The song's music video was directed by Wes Edwards
- who also shot Bentley's "Drunk on a Plane
" and "I Hold On
" - in Canada over the 2014 summer. It shows the singer landing with his plane on a lake, before riding on his motorcycle to a secluded cabin where he awaits the arrival of his lost love. The clip helped Bentley realize kind of a bucket list item - flying a seaplane.
Ramsey and Rosen are bandmates in the country act Old Dominion and also collaborate to write tunes for other artists like Bentley. In an Entertainment Weekly interview, Ramsey explained this song's origin: "This was Shane McAnally, Trevor, and myself. I remember Shane walked into the room - you know, he does his thing where he's all excited and busts into a room like Kramer and just dives right in. He was like, 'This idea came to me on the way here…' And he just started saying, 'Say you do, say you might, for tonight.' He was like, 'I don't even know what that means but I think it's cool.' And we were thankfully smart enough to trust him. Usually when Shane's excited, it serves you well to go with it."

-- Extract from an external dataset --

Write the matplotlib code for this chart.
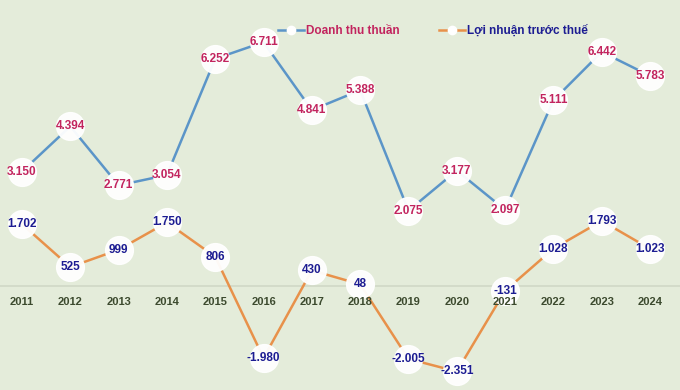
import matplotlib.pyplot as plt
from matplotlib.lines import Line2D

# Data
years = [2011, 2012, 2013, 2014, 2015, 2016, 2017, 2018, 2019, 2020, 2021, 2022, 2023, 2024]
doanh_thu = [3.150, 4.394, 2.771, 3.054, 6.252, 6.711, 4.841, 5.388, 2.075, 3.177, 2.097, 5.111, 6.442, 5.783]
loi_nhuan = [1.702, 0.525, 0.999, 1.750, 0.806, -1.980, 0.430, 0.048, -2.005, -2.351, -0.131, 1.028, 1.793, 1.023]
dt_labels = ["3.150", "4.394", "2.771", "3.054", "6.252", "6.711", "4.841", "5.388", "2.075", "3.177", "2.097", "5.111", "6.442", "5.783"]
ln_labels = ["1.702", "525", "999", "1.750", "806", "-1.980", "430", "48", "-2.005", "-2.351", "-131", "1.028", "1.793", "1.023"]
series_names = ["Doanh thu thuần", "Lợi nhuận trước thuế"]

BG = "#e4ecda"
BLUE = "#5b95c8"
ORANGE = "#e8914a"
PINK = "#c2245e"
NAVY = "#1c1c92"
YEAR_C = "#3c4a2e"

plt.rcParams['font.family'] = ['Liberation Sans', 'DejaVu Sans']

fig = plt.figure(figsize=(6.8, 3.9), dpi=100)
fig.patch.set_facecolor(BG)
ax = fig.add_axes([0, 0, 1, 1])
ax.set_facecolor(BG)
ax.set_xlim(2010.545, 2024.62)
ax.set_ylim(-2.86, 7.87)
ax.axis('off')

# zero line
ax.axhline(0, color="#d0d8c6", lw=1.2, zorder=1)

for vals, labs, lc, tc in [(doanh_thu, dt_labels, BLUE, PINK), (loi_nhuan, ln_labels, ORANGE, NAVY)]:
    ax.plot(years, vals, color=lc, lw=1.8, zorder=2)
    ax.plot(years, vals, 'o', ms=20, mfc='white', mec='white', alpha=0.95, zorder=3)
    for x, y, s in zip(years, vals, labs):
        ax.text(x, y, s, ha='center', va='center', color=tc, fontsize=8.5,
                fontweight='bold', zorder=4)

# year labels
for x in years:
    ax.text(x, -0.44, str(x), ha='center', va='center', color=YEAR_C,
            fontsize=8, fontweight='bold')

handles = [
    Line2D([], [], color=BLUE, lw=1.8, marker='o', ms=6, mfc='white', mec='white'),
    Line2D([], [], color=ORANGE, lw=1.8, marker='o', ms=6, mfc='white', mec='white'),
]
leg = ax.legend(handles, series_names, ncol=2, frameon=False, loc='center',
                bbox_to_anchor=(433 / 680, 1 - 31 / 390), handlelength=2.2,
                columnspacing=3.4, handletextpad=0.15,
                prop={'weight': 'bold', 'size': 8.5})
for t, c in zip(leg.get_texts(), [PINK, NAVY]):
    t.set_color(c)

fig.savefig("out.png", dpi=100, facecolor=BG)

"And sometimes songs are work and sometimes it seems like they write themselves. With that one, it seemed to write itself. I remember going home and listening to it over and over and over and texting these guys going, 'I don't know what we just did but I think it's big.' As a band, we were playing it out a lot and it was kind of hard to let go - they're not always to let go. For the rest of the world, that's Dierks Bentley's song now and it helps us in our live show to add a little cred to what we do."